→ **Written exercise**
Leaving the pictures out, print the lines from the first line of the listing through the line containing "81305, 81435, 81498, 81591, 81661, 81782, 81897, 81999]", exactly as they read, and no others.

→ **Items**
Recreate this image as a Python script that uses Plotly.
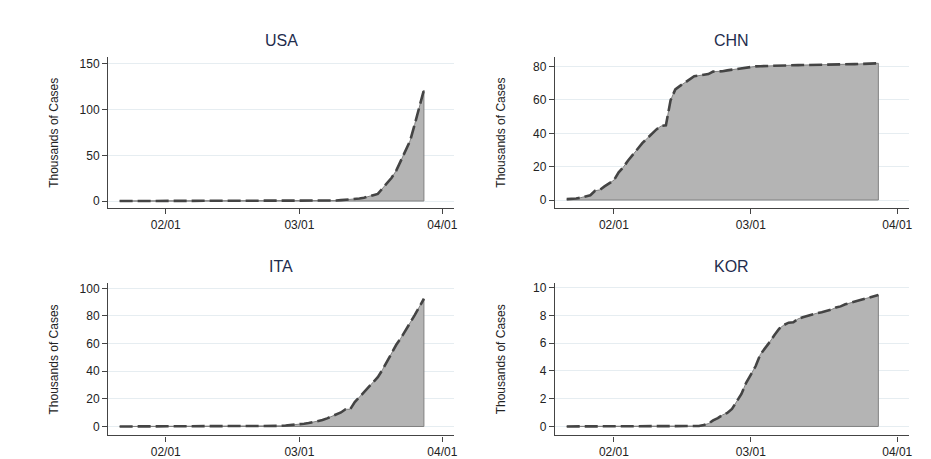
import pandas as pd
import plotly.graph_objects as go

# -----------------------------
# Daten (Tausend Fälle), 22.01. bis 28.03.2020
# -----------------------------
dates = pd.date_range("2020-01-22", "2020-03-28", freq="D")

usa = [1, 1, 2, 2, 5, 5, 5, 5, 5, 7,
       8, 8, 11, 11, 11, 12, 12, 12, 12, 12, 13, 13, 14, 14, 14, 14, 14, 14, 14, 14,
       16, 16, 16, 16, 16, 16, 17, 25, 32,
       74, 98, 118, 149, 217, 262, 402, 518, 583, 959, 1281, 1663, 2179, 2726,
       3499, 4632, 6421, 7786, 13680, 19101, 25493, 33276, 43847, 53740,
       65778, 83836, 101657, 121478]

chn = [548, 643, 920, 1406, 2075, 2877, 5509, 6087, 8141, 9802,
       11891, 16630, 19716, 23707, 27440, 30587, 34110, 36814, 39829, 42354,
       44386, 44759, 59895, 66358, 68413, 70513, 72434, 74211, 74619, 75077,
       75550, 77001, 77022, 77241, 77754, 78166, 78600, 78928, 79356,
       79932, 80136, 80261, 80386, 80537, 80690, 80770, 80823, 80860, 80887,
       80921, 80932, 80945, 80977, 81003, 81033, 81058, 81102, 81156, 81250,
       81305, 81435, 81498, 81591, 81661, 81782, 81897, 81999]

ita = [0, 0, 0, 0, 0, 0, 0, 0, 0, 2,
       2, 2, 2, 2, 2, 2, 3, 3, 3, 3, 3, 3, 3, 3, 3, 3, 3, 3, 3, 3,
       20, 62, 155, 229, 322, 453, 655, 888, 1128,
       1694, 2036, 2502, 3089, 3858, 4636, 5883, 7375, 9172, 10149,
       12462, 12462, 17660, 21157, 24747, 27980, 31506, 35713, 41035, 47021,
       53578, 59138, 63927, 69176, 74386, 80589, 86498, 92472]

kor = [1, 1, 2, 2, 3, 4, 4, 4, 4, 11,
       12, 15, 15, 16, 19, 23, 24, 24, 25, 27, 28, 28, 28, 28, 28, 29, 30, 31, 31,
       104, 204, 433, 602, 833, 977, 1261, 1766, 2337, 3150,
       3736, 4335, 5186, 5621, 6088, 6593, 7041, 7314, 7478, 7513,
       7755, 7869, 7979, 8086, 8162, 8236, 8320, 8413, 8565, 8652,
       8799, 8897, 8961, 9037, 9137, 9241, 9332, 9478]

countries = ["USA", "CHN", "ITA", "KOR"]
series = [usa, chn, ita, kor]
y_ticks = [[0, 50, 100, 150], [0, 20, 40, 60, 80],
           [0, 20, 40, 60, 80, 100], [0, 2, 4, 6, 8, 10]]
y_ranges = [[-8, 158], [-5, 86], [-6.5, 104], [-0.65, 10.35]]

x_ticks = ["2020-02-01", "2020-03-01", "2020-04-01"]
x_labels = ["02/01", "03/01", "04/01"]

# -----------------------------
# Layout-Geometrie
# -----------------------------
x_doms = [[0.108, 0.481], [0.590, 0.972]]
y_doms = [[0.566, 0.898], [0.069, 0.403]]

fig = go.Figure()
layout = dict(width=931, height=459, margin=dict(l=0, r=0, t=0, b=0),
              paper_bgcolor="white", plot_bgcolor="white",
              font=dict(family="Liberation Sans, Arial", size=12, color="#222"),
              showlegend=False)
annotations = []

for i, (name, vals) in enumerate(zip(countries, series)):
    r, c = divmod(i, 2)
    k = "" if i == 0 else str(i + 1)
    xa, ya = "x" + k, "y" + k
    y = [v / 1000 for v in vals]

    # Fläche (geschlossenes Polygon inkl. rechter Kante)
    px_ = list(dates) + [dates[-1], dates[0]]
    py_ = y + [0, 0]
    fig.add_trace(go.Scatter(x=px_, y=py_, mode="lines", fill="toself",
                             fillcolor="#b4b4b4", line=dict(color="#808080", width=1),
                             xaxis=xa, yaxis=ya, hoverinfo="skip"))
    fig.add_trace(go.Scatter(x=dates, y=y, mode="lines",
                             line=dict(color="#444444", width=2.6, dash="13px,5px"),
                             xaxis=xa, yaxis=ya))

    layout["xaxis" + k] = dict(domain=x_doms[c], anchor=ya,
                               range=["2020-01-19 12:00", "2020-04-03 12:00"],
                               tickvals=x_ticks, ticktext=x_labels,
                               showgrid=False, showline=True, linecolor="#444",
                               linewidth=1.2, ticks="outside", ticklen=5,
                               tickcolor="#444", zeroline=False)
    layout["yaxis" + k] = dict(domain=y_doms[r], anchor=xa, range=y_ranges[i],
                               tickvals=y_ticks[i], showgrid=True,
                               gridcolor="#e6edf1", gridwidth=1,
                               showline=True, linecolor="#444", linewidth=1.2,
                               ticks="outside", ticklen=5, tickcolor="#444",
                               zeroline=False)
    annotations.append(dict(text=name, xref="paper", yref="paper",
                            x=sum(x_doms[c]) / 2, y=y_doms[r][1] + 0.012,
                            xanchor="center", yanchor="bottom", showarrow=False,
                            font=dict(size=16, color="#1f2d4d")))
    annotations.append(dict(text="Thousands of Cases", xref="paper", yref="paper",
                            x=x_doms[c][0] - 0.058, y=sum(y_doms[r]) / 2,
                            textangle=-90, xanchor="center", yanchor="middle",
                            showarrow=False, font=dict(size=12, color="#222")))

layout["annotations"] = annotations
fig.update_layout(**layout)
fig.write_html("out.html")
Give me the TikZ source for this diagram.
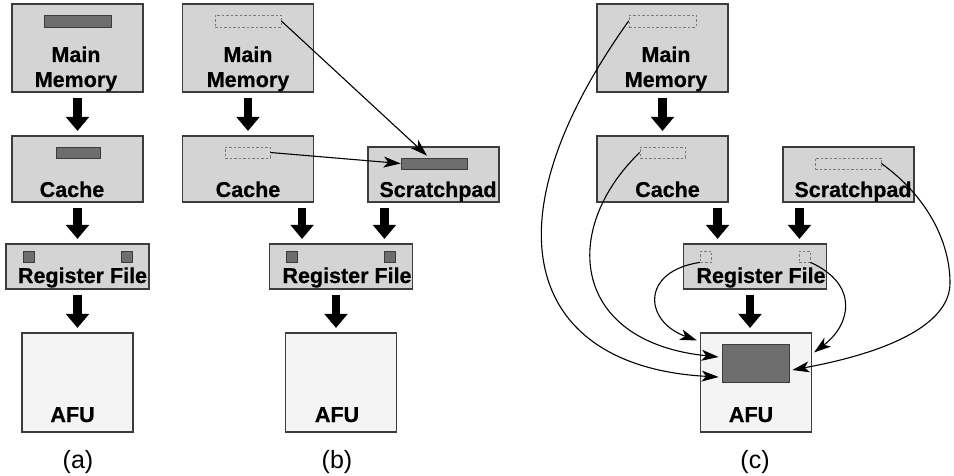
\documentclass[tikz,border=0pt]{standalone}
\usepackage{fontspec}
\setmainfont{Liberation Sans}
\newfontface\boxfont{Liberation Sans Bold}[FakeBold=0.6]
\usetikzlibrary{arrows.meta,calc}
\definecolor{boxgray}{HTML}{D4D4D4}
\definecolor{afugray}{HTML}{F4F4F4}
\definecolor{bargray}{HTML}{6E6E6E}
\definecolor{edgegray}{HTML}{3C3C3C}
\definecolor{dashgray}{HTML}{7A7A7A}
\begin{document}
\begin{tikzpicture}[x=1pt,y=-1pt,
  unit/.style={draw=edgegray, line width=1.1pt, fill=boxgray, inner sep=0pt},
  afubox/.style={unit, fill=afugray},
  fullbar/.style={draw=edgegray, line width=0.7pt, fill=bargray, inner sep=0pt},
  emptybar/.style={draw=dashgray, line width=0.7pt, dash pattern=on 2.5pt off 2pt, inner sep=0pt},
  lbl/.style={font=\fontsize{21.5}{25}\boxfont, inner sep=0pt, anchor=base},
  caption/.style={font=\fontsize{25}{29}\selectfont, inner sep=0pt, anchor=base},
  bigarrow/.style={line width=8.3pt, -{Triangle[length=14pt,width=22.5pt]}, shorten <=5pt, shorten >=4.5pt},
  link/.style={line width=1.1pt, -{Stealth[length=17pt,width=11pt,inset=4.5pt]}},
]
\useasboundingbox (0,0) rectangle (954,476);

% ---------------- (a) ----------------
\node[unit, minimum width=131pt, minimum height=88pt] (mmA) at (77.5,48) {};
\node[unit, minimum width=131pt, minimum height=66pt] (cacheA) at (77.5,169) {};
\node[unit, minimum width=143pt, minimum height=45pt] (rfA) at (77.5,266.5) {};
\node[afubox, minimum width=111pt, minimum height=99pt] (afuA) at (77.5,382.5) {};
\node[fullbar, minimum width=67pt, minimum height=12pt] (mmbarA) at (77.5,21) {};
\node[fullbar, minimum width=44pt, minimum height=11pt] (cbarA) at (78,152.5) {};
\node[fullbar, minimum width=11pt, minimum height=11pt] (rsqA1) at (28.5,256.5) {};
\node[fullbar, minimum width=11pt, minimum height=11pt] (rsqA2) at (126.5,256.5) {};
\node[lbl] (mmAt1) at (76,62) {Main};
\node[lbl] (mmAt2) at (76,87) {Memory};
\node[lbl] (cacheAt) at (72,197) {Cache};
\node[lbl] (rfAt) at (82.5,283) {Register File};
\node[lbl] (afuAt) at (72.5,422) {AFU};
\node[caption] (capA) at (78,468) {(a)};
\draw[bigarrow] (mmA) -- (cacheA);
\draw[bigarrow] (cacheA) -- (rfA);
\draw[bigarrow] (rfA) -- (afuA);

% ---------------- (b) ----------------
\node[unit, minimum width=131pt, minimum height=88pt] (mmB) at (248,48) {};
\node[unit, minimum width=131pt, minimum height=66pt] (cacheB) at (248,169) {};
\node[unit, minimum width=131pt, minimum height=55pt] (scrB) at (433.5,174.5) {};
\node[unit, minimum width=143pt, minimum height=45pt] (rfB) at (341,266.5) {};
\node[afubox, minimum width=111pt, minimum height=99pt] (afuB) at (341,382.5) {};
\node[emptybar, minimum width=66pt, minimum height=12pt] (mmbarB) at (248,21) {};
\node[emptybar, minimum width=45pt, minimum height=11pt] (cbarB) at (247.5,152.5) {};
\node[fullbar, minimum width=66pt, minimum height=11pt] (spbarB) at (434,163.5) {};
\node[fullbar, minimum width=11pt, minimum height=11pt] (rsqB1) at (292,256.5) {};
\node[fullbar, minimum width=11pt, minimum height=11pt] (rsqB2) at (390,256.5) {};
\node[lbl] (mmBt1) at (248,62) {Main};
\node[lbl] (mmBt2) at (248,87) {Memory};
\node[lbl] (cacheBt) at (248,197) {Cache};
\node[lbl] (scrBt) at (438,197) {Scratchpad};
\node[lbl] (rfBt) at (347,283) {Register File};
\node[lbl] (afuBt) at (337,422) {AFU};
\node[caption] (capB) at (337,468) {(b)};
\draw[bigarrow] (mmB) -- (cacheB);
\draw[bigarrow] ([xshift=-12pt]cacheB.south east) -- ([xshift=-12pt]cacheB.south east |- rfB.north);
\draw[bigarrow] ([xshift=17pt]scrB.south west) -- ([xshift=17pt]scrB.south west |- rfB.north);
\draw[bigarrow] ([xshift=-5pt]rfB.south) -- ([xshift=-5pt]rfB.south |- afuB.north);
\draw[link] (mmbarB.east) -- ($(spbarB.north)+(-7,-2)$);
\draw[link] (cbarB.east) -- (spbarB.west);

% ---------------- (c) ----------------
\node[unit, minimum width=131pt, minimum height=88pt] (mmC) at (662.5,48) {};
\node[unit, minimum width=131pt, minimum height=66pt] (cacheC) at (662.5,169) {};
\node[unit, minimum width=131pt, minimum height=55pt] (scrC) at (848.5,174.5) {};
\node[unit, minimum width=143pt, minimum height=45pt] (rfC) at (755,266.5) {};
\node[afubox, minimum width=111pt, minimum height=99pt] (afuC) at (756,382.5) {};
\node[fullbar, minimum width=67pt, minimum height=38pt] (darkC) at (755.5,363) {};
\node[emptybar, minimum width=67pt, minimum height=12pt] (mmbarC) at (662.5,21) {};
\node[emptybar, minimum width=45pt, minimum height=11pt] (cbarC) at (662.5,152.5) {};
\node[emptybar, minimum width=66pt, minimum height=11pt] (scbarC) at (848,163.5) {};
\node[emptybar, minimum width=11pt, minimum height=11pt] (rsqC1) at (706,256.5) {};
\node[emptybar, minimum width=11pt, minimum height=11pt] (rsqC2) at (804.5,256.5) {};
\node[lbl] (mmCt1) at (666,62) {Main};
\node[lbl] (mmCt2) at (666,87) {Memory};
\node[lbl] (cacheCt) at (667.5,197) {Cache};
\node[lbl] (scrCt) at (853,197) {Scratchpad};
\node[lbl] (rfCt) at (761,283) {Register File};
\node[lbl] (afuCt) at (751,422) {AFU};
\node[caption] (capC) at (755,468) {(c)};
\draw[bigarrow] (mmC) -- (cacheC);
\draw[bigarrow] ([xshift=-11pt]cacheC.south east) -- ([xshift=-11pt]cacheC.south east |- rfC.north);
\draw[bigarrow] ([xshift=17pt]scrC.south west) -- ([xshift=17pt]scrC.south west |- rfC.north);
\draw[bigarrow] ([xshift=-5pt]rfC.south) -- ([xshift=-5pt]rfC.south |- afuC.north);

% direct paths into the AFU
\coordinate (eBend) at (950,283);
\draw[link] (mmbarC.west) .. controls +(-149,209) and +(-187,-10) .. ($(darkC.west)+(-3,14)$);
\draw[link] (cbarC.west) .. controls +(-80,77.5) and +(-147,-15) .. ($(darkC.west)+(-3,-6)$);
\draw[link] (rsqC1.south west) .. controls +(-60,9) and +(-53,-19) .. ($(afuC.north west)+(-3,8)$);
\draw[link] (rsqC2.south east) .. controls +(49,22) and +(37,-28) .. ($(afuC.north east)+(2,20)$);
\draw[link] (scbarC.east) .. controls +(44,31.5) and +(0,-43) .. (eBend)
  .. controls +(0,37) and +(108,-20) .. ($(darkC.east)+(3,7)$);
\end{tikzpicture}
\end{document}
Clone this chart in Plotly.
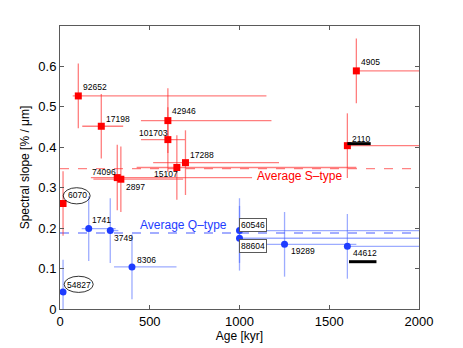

→ **Response below**
Recreate this image as a Python script that uses Plotly.
import pandas as pd
import plotly.graph_objects as go

# -----------------------------
# Daten (Tausend Fälle), 22.01. bis 28.03.2020
# -----------------------------
dates = pd.date_range("2020-01-22", "2020-03-28", freq="D")

usa = [1, 1, 2, 2, 5, 5, 5, 5, 5, 7,
       8, 8, 11, 11, 11, 12, 12, 12, 12, 12, 13, 13, 14, 14, 14, 14, 14, 14, 14, 14,
       16, 16, 16, 16, 16, 16, 17, 25, 32,
       74, 98, 118, 149, 217, 262, 402, 518, 583, 959, 1281, 1663, 2179, 2726,
       3499, 4632, 6421, 7786, 13680, 19101, 25493, 33276, 43847, 53740,
       65778, 83836, 101657, 121478]

chn = [548, 643, 920, 1406, 2075, 2877, 5509, 6087, 8141, 9802,
       11891, 16630, 19716, 23707, 27440, 30587, 34110, 36814, 39829, 42354,
       44386, 44759, 59895, 66358, 68413, 70513, 72434, 74211, 74619, 75077,
       75550, 77001, 77022, 77241, 77754, 78166, 78600, 78928, 79356,
       79932, 80136, 80261, 80386, 80537, 80690, 80770, 80823, 80860, 80887,
       80921, 80932, 80945, 80977, 81003, 81033, 81058, 81102, 81156, 81250,
       81305, 81435, 81498, 81591, 81661, 81782, 81897, 81999]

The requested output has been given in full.